If that overall picture seems extreme, then it is strongly supported by another speech this week, this time by Netanyahu himself. The Israeli prime minister told a press conference that in a world riven with antisemitism, the way forward for Israel is to become a future “super Sparta” of the Middle East, with two distinguishing features.

One is that the country will become more economically self-sufficient, a near-autarky, and better able to resist sanctions and disinvestment. A major exception will be maintaining its military industries and their valuable arms exports. These may even increase in value as more “combat-proven” weapons become available, not least the unmanned explosive-laden armoured vehicle currently being used in Gaza City.

The second feature will be military power itself, with Israel expanding its capabilities in conventional and counter-insurgency warfare while maintaining a powerful nuclear arsenal.

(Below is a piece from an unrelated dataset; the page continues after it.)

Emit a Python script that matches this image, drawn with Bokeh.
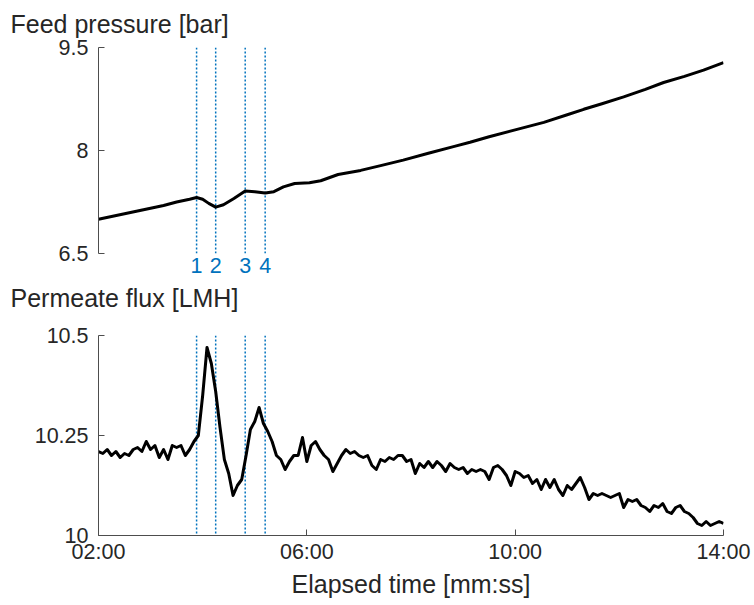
from bokeh.plotting import figure
from bokeh.layouts import column
from bokeh.models import FixedTicker, Span, Range1d, Title
from bokeh.embed import file_html
from bokeh.resources import INLINE

# ---- data (time in seconds) ----
pressure_t = [120, 135, 150, 165, 180, 195, 210, 225, 233, 240, 247, 255, 264, 276, 289, 300,
              312, 322, 333, 346, 363, 376, 396, 422, 445, 471, 500, 530, 548, 570, 600, 633,
              660, 679, 700, 725, 750, 771, 795, 817, 840]
pressure = [7.00, 7.04, 7.08, 7.12, 7.16, 7.20, 7.25, 7.29, 7.315, 7.29, 7.23, 7.175, 7.21, 7.30, 7.41, 7.40,
            7.38, 7.40, 7.47, 7.52, 7.53, 7.56, 7.65, 7.71, 7.78, 7.86, 7.96, 8.06, 8.12, 8.20, 8.30, 8.41,
            8.52, 8.60, 8.68, 8.78, 8.89, 8.99, 9.08, 9.17, 9.28]

flux_t = list(range(120, 841, 5))
flux = [10.21, 10.205, 10.215, 10.20, 10.21, 10.195, 10.205, 10.20, 10.215, 10.22,
        10.21, 10.235, 10.215, 10.225, 10.195, 10.215, 10.19, 10.225, 10.22, 10.225,
        10.20, 10.215, 10.235, 10.25, 10.35, 10.47, 10.43, 10.36, 10.27, 10.19,
        10.155, 10.10, 10.125, 10.14, 10.20, 10.265, 10.285, 10.32, 10.28, 10.26,
        10.235, 10.20, 10.19, 10.165, 10.185, 10.20, 10.20, 10.245, 10.185, 10.225,
        10.235, 10.215, 10.20, 10.19, 10.16, 10.18, 10.20, 10.215, 10.205, 10.21,
        10.20, 10.195, 10.20, 10.175, 10.165, 10.19, 10.185, 10.195, 10.19, 10.20,
        10.20, 10.185, 10.19, 10.155, 10.18, 10.17, 10.185, 10.17, 10.185, 10.175,
        10.16, 10.18, 10.17, 10.165, 10.17, 10.155, 10.165, 10.16, 10.165, 10.16,
        10.14, 10.17, 10.175, 10.165, 10.15, 10.125, 10.16, 10.155, 10.145, 10.15,
        10.13, 10.14, 10.115, 10.14, 10.12, 10.14, 10.115, 10.10, 10.125, 10.115,
        10.13, 10.145, 10.12, 10.09, 10.105, 10.10, 10.105, 10.10, 10.095, 10.10,
        10.105, 10.07, 10.09, 10.085, 10.09, 10.075, 10.07, 10.06, 10.075, 10.07,
        10.08, 10.06, 10.055, 10.07, 10.075, 10.06, 10.055, 10.045, 10.03, 10.025,
        10.035, 10.025, 10.03, 10.035, 10.03]

event_t = [233, 255, 289, 312]
event_labels = ["1", "2", "3", "4"]

time_ticks = [120, 360, 600, 840]
time_labels = ["02:00", "06:00", "10:00", "14:00"]

pressure_ticks = [6.5, 8, 9.5]
pressure_labels = ["6.5", "8", "9.5"]
flux_ticks = [10, 10.25, 10.5]
flux_labels = ["10", "10.25", "10.5"]

FONT = "Liberation Sans"
TXT = "#262626"
AX = "#4d4d4d"
BLUE = "#0072BD"


def make_title(text, standoff, valign):
    return Title(text=text, align="left", offset=-88, standoff=standoff, vertical_align=valign,
                 text_font=FONT, text_font_size="25px", text_font_style="normal",
                 text_color=TXT)


def style(p):
    p.xgrid.visible = False
    p.ygrid.visible = False
    p.outline_line_color = None
    for ax in (p.xaxis[0], p.yaxis[0]):
        ax.major_tick_in = 6
        ax.major_tick_out = 0
        ax.minor_tick_line_color = None
        ax.axis_line_color = AX
        ax.major_tick_line_color = AX
        ax.major_label_text_font = FONT
        ax.major_label_text_font_size = "21.5px"
        ax.major_label_text_color = TXT
    p.yaxis[0].major_label_standoff = 10
    for t in event_t:
        p.add_layout(Span(location=t, dimension="height", line_color=BLUE,
                          line_dash="2 2", line_width=1.5, level="underlay"))


p1 = figure(frame_width=625, frame_height=206, x_range=Range1d(120, 840), y_range=Range1d(6.5, 9.5),
            output_backend="svg", toolbar_location=None,
            title=make_title("Feed pressure [bar]", 16, "top"),
            min_border_left=98, min_border_right=29, min_border_top=47, min_border_bottom=67)
style(p1)
p1.yaxis[0].ticker = FixedTicker(ticks=pressure_ticks)
p1.yaxis[0].major_label_overrides = dict(zip(pressure_ticks, pressure_labels))
p1.xaxis[0].ticker = FixedTicker(ticks=event_t)
p1.xaxis[0].major_label_overrides = dict(zip(event_t, event_labels))
p1.xaxis[0].axis_line_color = None
p1.xaxis[0].major_tick_line_color = None
p1.xaxis[0].major_label_text_color = BLUE
p1.xaxis[0].major_label_standoff = 4
p1.add_layout(make_title("Permeate flux [LMH]", 12, "bottom"), "below")
p1.line(pressure_t, pressure, line_color="black", line_width=3, line_join="round")

p2 = figure(frame_width=625, frame_height=200, x_range=p1.x_range, y_range=Range1d(10, 10.5),
            output_backend="svg", toolbar_location=None,
            min_border_left=98, min_border_right=29, min_border_top=15, min_border_bottom=68)
style(p2)
p2.yaxis[0].ticker = FixedTicker(ticks=flux_ticks)
p2.yaxis[0].major_label_overrides = dict(zip(flux_ticks, flux_labels))
p2.xaxis[0].ticker = FixedTicker(ticks=time_ticks)
p2.xaxis[0].major_label_overrides = dict(zip(time_ticks, time_labels))
p2.xaxis[0].major_label_standoff = 4
p2.xaxis[0].axis_label = "Elapsed time [mm:ss]"
p2.xaxis[0].axis_label_standoff = 3
p2.xaxis[0].axis_label_text_font = FONT
p2.xaxis[0].axis_label_text_font_size = "25px"
p2.xaxis[0].axis_label_text_font_style = "normal"
p2.xaxis[0].axis_label_text_color = TXT
p2.line(flux_t, flux, line_color="black", line_width=3, line_join="round")

layout = column(p1, p2)
open("out.html", "w").write(file_html(layout, INLINE))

That is Israel’s current vision. It could come unstuck if the US withdraws its support, but that is highly unlikely as long as Trump is in the White House.

Support within Israel is another matter. The far-right religious and nationalist forces do have considerable influence as long as Netanyahu survives, but there is increasing unease among secular Jews. That is likely to increase as more states recognise Palestine – France, the UK, Canada, Australia and Belgium are among those to have announced plans to do so imminently – and sanctions and boycotts increase, but the impact of these moves may take time.

Meanwhile, the sheer suffering in Gaza, especially the killing of many thousands of children, and the treatment of Palestinian prisoners, including torture, point to a huge risk facing Israel. For now, it is being widely regarded as a pariah state, but it may soon be seen as a terror state.